THE BUM'S RUSH FOR PRINCE ABDULLAH'S CUNNING PLOT
For suggesting that Israel go back to its pre-1967 borders in return for a tipping of the hat – not necessarily peace – from all the Arab countries, Time Magazine crowned Saudi Prince Abdullah bin Abdulaziz, "Man of the Week."
That's right! This loose paraphrasing of U.N.-resolution 242 got the de facto ruler of Saudi Arabia a hyperbolic reaction from the liberal media. One can only hope that the effetes with the bow ties on the Oslo Nobel Peace Prize committee don't get too festive, or else Abdullah may be joining Palestinian Authority Chairman Yasser Arafat in the pantheon of world peacemakers.
In fairness, President Bush was not all that eager to hail the Prince's spasm as a tectonic shift in the Middle East conflict. But as the cheerleading mounted, his initial instinct to play down the "initiative" dissolved. Fearful of losing political momentum, the administration joined a frenzy of darting European diplomats, all headed to meet with the crown prince and other top Saudi officials.
Veteran reporters and analysts on Middle Eastern affairs, not least Thomas L. Friedman of the New York Times, gushed about the crown prince's blip. CNN's Wolf Blitzer noodled about the joyous occasion, and pondered why, hitherto, Saudi Arabia had "almost always stayed on the sidelines when it came to promoting the peace process."
Wrong, Blitzer! The Saudis were in the thick of it.
Saudi Arabia was an active obstacle to peace back when it refused to endorse the agreements Israel signed with Egypt, Jordan and the Palestinians. More recently, the Kingdom has been a generous donator of funds to al-Qaida and the Taliban, not to mention hothousing thousands of young Saudis for jihad. Fifteen of the 19 suicide hijackers of 9-11 were citizens of the Kingdom, whose crabbed Wahhabi theology the Taliban and al-Qaida share.
Abdullah is "very concerned about the loss of innocent lives on both sides," and about "where the violence" might "take the region," Wolf Blitzer tells his column readers, adroitly omitting some minor details: The Saudis airlifted to safety fleeing al-Qaida survivors of the Afghan war. The prince's concern didn't stop the Kingdom from funding the Iranian arms cargo that Israelis recently intercepted on the way to the PA. According to DEBKAfile sources, Saudi largess was behind the freighter. Neither has Prince Abdullah ceased to help underwrite the Palestinian Islamic extremists of Hamas, whose attacks on Israelis are relentless.

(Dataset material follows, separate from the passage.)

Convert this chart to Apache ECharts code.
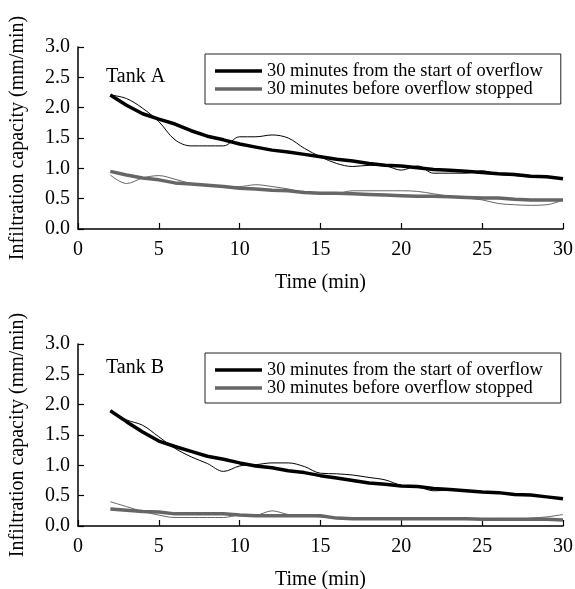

The prince has been a busy boy indeed.
Speaking in Syria, nine months ago, Prince Abdullah said this: "The womb of every Arab woman carries retribution and every fallen martyr has left behind a loud roar, vibrating in the chest of every child who is looking toward martyrdom." A sentiment that "vibrated" in the 1995 declaration the mufti of Saudi Arabia made: "Peace with Israel is permissible only on condition that it is a temporary peace, until the Muslims build up the [military] strength needed to expel the Jews." Last August, the Saudi High Islamic Council issued a fatwa exhorting women to become suicide bombers. (Predictably, CNN ran a slot depicting these débutant's of death as though they had made a giant leap for womankind.)
Here's what's more likely to be going on:
Having narrowly escaped President Bush's (or rather speech writer David Frum's) "axis of evil" appellation, Riyadh is doing some energetic PR, trying to ensure it doesn't make it onto the axis and lose the bit of good grace it still has from the U.S. The Saudis could also be trying to spare Saddam's bacon. If Riyadh can both distract and make nice with the U.S., while exposing yet another of Mr. Sharon's underbellies, in the event that the Israeli PM rejects this "peace" plot – then all the better for the Saudis.
Buoyed by how easy it was to get blind editorial and diplomatic endorsement in Europe and the U.S., the Saudis have already indicated that the burden is not on themselves or the Palestinians, but on – you guessed it – Israel to accept the initiative. The Saudi Much Ado About Nothing has Yasser Arafat reminding Europeans, Russians, and Americans to put pressure on Israel. Not a word from the pesky Arafat about the token (wink-wink) promise to mend his rotten ways.
Ahead looms the 22-nation, Arab League summit due to take place late March, in Beirut. Since peace is allegedly in the air – or, at the very least, some good will – might we hope that the representatives will tone down the perennial "kill the Jew" rhetoric? I'll be pleasantly surprised if it isn't business as usual.
Don't expect Wolf Blitzer and his ilk to give you the goods – for them it's face to Mecca and keister up in the air, as usual.